Americans need a new debate about the threats, risks, and costs.
As Congress sets its agenda for hearings and legislation relating to homeland security, we can anticipate some of the issues it will address. Expect discussion about whether al-Qaida is on the run or on the rebound, new legislative initiatives on how to deal with the continuing threat in cyberspace, beefing up security on the border, and the National Security Agency’s collection of metadata, to name just of few. These should be matters of great public interest, and they are. According to recent public opinion polls, 75 percent of Americans see terrorist attacks in the United States as a continuing threat, although they are close to evenly divided on whether the government can do more to stop them. But as legislators work their way through these matters, here are some fundamental issues of threat, risk, public expectation, and the protection of liberty and privacy that merit debate.
What is the terrorist threat? Getting the threat right is critical. But this is an election year, so threat assessments will inevitably get tangled up with political agendas. Some want to discredit the administration’s narrative of a tough and mostly successful counterterrorism campaign, while others want to claim a victory of sorts and declare an end to the war’s costly diversion of attention and resources. Both sides can muster evidence to support their positions. Looking back to 2001, there has been undeniable progress, but peace is not at hand. Relentless pursuit has decimated al-Qaida’s top leadership and degraded its operational capabilities—the threat of new 9/11s has been reduced. But the recent proliferation of groups across Africa and the Middle East that have taken up al-Qaida’s banner cautions that it would be premature to write al-Qaida’s epitaph. The dominant role played by al-Qaida’s fighters in Syria’s civil war and the recent takeover of Fallujah and parts of Ramadi by al-Qaida’s affiliate in Iraq attest to the terrorist group’s resiliency.
Threat assessments must also take into account that it ain’t all al-Qaida. Beyond al-Qaida there are groups that subscribe to similarly hostile Salafist ideologies. Continuing chaos in Libya, Syria’s civil war, and escalating sectarian violence in Iraq and elsewhere in the region will undoubtedly create new terrorist adversaries. Intelligence officials worry that the nation’s understandable obsession with al-Qaida has created narrow corridors of inquiry that may cause it to miss new threats and combinations of threats.
Complicating the discussion is how the United States performs threat assessment itself. Homeland security is largely driven not by what terrorists have done in the past, but rather by what we fear they might become capable of in the future. The success of the terrorist attacks on 9/11 was attributed to failures of imagination by U.S. authorities—they failed to conceive of such a plot. That cannot be allowed to happen again. The government is pushed to prepare for every imaginable terrorist scenario. That gets costly.
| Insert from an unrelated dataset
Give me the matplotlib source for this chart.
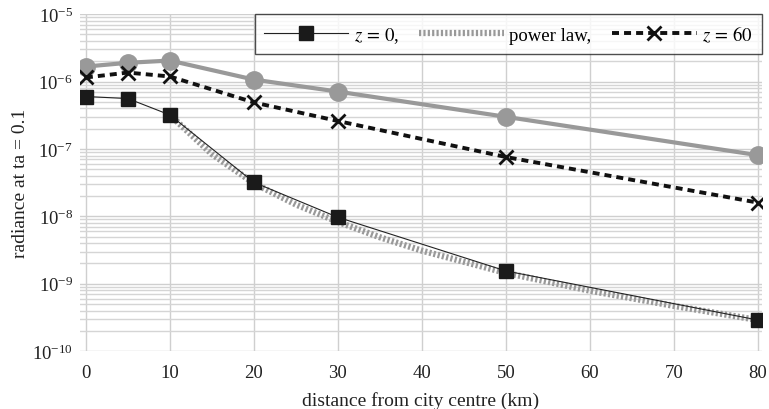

Ensuring homeland security in an era of budget constraints. Thus far, the intelligence and homeland security budgets have come through congressional battles comparatively unscathed. That may not last. In the years immediately following 9/11, the United States hastily built a homeland security apparatus and gave it an ambitious assignment. But everything done then is probably not equally necessary now. It is time for review.
Unlike America’s past wars, the battle against terrorism will not allow demobilization. The terrorist threats the nation faces today are the new normal—homeland security will be an enduring task. Whatever is done must be sustainable. The government could simply impose across-the-board percentage cuts, or it could carry out a more discerning audit to identify where it can trim without significantly increasing risk.
Are there any homeland security programs that no longer make sense? Does the Department of Homeland Security provide increased effectiveness, economies of scale, or other added value, or does it just impose an additional layer of bureaucracy? These are tough questions, but they must be asked.